[Task prompt]: Return exactly and only these lines: the first of the listing through the one containing "ax.spines[s].set_linewidth(1.3)".

[Collected material]:
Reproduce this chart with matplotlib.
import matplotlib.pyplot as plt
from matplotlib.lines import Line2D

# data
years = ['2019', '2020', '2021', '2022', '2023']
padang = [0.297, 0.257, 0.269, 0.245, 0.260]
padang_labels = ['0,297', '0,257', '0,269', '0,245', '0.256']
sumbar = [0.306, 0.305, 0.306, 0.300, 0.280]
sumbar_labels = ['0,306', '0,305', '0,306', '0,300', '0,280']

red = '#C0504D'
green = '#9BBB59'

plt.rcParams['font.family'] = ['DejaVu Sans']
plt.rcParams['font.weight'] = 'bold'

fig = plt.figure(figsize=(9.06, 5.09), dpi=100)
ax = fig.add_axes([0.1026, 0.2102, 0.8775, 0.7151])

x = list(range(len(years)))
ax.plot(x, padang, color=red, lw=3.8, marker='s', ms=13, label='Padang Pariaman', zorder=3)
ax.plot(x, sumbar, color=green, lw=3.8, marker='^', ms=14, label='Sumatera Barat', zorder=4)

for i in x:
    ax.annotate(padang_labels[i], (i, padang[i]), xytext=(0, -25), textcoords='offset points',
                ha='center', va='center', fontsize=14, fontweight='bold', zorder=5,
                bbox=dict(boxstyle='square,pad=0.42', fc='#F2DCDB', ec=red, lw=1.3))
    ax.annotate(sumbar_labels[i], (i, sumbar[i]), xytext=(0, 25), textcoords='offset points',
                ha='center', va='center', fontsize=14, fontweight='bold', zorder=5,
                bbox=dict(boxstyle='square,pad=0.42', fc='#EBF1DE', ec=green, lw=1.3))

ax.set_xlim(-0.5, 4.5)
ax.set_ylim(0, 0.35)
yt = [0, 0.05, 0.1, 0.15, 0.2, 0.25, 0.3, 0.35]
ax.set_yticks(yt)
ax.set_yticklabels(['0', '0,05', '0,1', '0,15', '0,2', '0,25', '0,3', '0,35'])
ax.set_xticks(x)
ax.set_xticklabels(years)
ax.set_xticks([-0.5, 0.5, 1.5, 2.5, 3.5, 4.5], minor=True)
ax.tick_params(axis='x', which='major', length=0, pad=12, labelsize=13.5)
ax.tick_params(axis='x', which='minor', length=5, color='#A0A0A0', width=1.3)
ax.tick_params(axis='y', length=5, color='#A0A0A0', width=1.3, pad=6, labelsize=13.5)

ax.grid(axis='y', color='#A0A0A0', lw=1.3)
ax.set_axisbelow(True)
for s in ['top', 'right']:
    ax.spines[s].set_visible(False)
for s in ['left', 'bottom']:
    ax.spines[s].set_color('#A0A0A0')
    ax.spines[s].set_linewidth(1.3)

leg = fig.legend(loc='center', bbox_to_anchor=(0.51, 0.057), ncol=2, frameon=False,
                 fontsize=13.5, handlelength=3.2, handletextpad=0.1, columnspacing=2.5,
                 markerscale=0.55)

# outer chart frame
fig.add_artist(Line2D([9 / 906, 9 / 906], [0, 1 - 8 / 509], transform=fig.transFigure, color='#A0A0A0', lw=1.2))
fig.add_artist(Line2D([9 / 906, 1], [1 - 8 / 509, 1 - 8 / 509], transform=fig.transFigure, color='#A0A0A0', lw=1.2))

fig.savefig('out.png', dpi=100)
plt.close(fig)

[Solution for this problem]:
Reproduce this chart with matplotlib.
import matplotlib.pyplot as plt
from matplotlib.lines import Line2D

# data
years = ['2019', '2020', '2021', '2022', '2023']
padang = [0.297, 0.257, 0.269, 0.245, 0.260]
padang_labels = ['0,297', '0,257', '0,269', '0,245', '0.256']
sumbar = [0.306, 0.305, 0.306, 0.300, 0.280]
sumbar_labels = ['0,306', '0,305', '0,306', '0,300', '0,280']

red = '#C0504D'
green = '#9BBB59'

plt.rcParams['font.family'] = ['DejaVu Sans']
plt.rcParams['font.weight'] = 'bold'

fig = plt.figure(figsize=(9.06, 5.09), dpi=100)
ax = fig.add_axes([0.1026, 0.2102, 0.8775, 0.7151])

x = list(range(len(years)))
ax.plot(x, padang, color=red, lw=3.8, marker='s', ms=13, label='Padang Pariaman', zorder=3)
ax.plot(x, sumbar, color=green, lw=3.8, marker='^', ms=14, label='Sumatera Barat', zorder=4)

for i in x:
    ax.annotate(padang_labels[i], (i, padang[i]), xytext=(0, -25), textcoords='offset points',
                ha='center', va='center', fontsize=14, fontweight='bold', zorder=5,
                bbox=dict(boxstyle='square,pad=0.42', fc='#F2DCDB', ec=red, lw=1.3))
    ax.annotate(sumbar_labels[i], (i, sumbar[i]), xytext=(0, 25), textcoords='offset points',
                ha='center', va='center', fontsize=14, fontweight='bold', zorder=5,
                bbox=dict(boxstyle='square,pad=0.42', fc='#EBF1DE', ec=green, lw=1.3))

ax.set_xlim(-0.5, 4.5)
ax.set_ylim(0, 0.35)
yt = [0, 0.05, 0.1, 0.15, 0.2, 0.25, 0.3, 0.35]
ax.set_yticks(yt)
ax.set_yticklabels(['0', '0,05', '0,1', '0,15', '0,2', '0,25', '0,3', '0,35'])
ax.set_xticks(x)
ax.set_xticklabels(years)
ax.set_xticks([-0.5, 0.5, 1.5, 2.5, 3.5, 4.5], minor=True)
ax.tick_params(axis='x', which='major', length=0, pad=12, labelsize=13.5)
ax.tick_params(axis='x', which='minor', length=5, color='#A0A0A0', width=1.3)
ax.tick_params(axis='y', length=5, color='#A0A0A0', width=1.3, pad=6, labelsize=13.5)

ax.grid(axis='y', color='#A0A0A0', lw=1.3)
ax.set_axisbelow(True)
for s in ['top', 'right']:
    ax.spines[s].set_visible(False)
for s in ['left', 'bottom']:
    ax.spines[s].set_color('#A0A0A0')
    ax.spines[s].set_linewidth(1.3)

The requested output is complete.